From Eden they went out. And ever since then we have been on the move: sailing through every threat and against all odds to get back to the Garden.
The recent diaspora of Syrian people has rightfully demanded the attention of the world. Yet the truth behind the headline that there is a global movement, from South to North, from East to West (Adler and Gielen, Migration, 2003, 16). Enoch Wan has written a very helpful scholarly article on the diaspora from a theological and missiological perspective. He introduced it with a description of the term diaspora:
“The term ‘diaspora’ is etymologically derived from the Greek word diaspora or diaspeirein (dispersion) and historically has been used to refer to the scattering and dispersion of Jews in the OT & Christians in the NT. In contemporary literature the word is used to describe the phenomenon of people on the move or being moved” (Wan, Occasional Bulletin of EMS, Spring 2007).

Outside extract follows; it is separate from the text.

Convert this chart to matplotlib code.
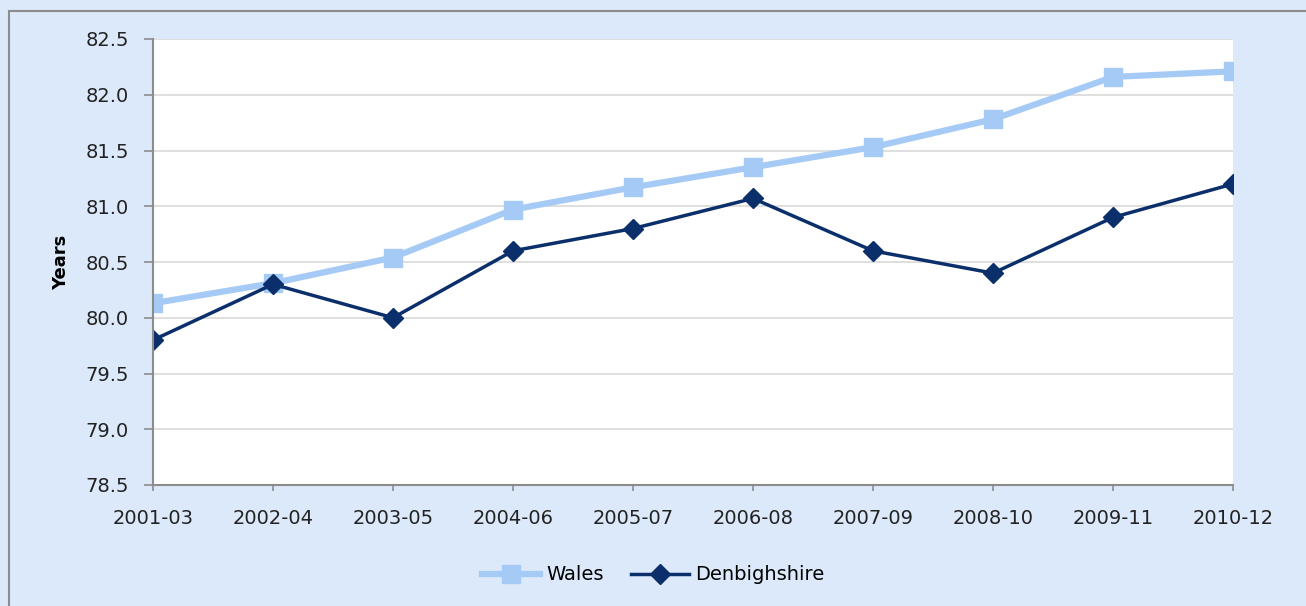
import matplotlib.pyplot as plt
from matplotlib.patches import Rectangle

periods = ['2001-03', '2002-04', '2003-05', '2004-06', '2005-07',
           '2006-08', '2007-09', '2008-10', '2009-11', '2010-12']
wales = [80.13, 80.31, 80.54, 80.97, 81.17, 81.35, 81.53, 81.78, 82.16, 82.21]
denbighshire = [79.8, 80.3, 80.0, 80.6, 80.8, 81.07, 80.6, 80.4, 80.9, 81.2]
yticks = [78.5, 79.0, 79.5, 80.0, 80.5, 81.0, 81.5, 82.0, 82.5]

bg = '#dce9fb'
fig = plt.figure(figsize=(13.06, 6.06), dpi=100, facecolor=bg)
fig.patches.append(Rectangle((9 / 1306, -0.01), 1.05, (606 - 11) / 606 + 0.01,
                             transform=fig.transFigure, fill=False,
                             edgecolor='#8c8c8c', lw=1.5))

ax = fig.add_axes([153 / 1306, 121 / 606, 1080 / 1306, 446 / 606])
ax.set_facecolor('white')
x = range(len(periods))

ax.plot(x, wales, color='#a6caf6', lw=4.5, marker='s', ms=12.5, label='Wales')
ax.plot(x, denbighshire, color='#0b2f6b', lw=2.5, marker='D', ms=10.5,
        label='Denbighshire')

ax.set_xlim(0, len(periods) - 1)
ax.set_ylim(78.5, 82.5)
ax.set_yticks(yticks)
ax.set_yticklabels([f'{v:.1f}' for v in yticks])
ax.set_xticks(list(x))
ax.set_xticklabels(periods)
ax.yaxis.grid(True, color='#d9d9d9', lw=1.2)
ax.set_axisbelow(True)
for s in ['top', 'right']:
    ax.spines[s].set_visible(False)
for s in ['left', 'bottom']:
    ax.spines[s].set_color('#8c8c8c')
    ax.spines[s].set_linewidth(1.5)
ax.tick_params(axis='both', direction='out', color='#8c8c8c', width=1.2,
               labelsize=14, labelcolor='#222222')
ax.tick_params(axis='y', length=6.5, pad=11)
ax.tick_params(axis='x', length=4.5, pad=13)
for lbl in ax.get_xticklabels() + ax.get_yticklabels():
    lbl.set_clip_on(False)

ax.set_ylabel('Years', fontsize=13, fontweight='bold')
ax.yaxis.set_label_coords(-83 / 1080, 0.5)

leg = fig.legend(loc='center', bbox_to_anchor=(0.5, 31 / 606), ncol=2,
                 frameon=False, fontsize=14, handlelength=3.0,
                 columnspacing=1.4, handletextpad=0.3)

fig.savefig('out.png', dpi=100, facecolor=bg)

If the world’s population could be charted from space it would be quite a busy graphic. The world is on the move because of war, famine, human trafficking, exploitation, economic turmoil, tyranny, and a desire for a better life for those remaining behind. Historically, this has meant a time for the Christian Church to bring help, healing, and hope to those trapped in the susceptible places that the diaspora creates. This susceptibilibilty leads to human tragedy that demands immediate care and will call for theological reflection on why we go, what we must do, and hoe we can love more like God loved us. Some things we know: we how we must love God through reaching these people. We know we must announce the love of Jesus Christ to them, not as a opportunistic trade-off for any material help we must bring, but as an authentic gift to those who are, in truth, living out a tragic, but mostly real metaphor for the spiritual diaspora that we are all in. We are born. We live. We die. And our spirits are searching for meaning. Jesus comes to us to say, “I am the Way, the Truth, and the Life.” Yet the Way was also a refugee as Joseph brought him and Mary into Egypt to escape the madman who sought the Child’s life. Jesus, as the young Rabbi, had no place to rest His head. In His death His body was brought to a borrowed grave. He identifies fully with the many today who have no home. We must prepare our hearts and our best and brightest to go and reach the diaspora with the Gospel of the diaspora.
Truly the movement of human beings is a great missional moment in the life of the Church today. We must be as courageous as the refugees who risk all for their families. For recall that this attitude—giving ourselves, in spite of suffering, to bring about consolation and salvation, is the very core of our Gospel, even as St. Paul expressed,
“If we are afflicted, it is for your consolation and salvation, which is effective in enduring the same sufferings which we also suffer” (2 Corinthians 1:6a Modern English Version).
Some of us have left our homes to find our homes with our people in pastorates, missions, and other communities of service. There are yet others of us who are called to go or to go anew. Many of us can, also, happily lose our homes in order to gain a new mansion with the diaspora of our generation. We might even locate Eden within their borders.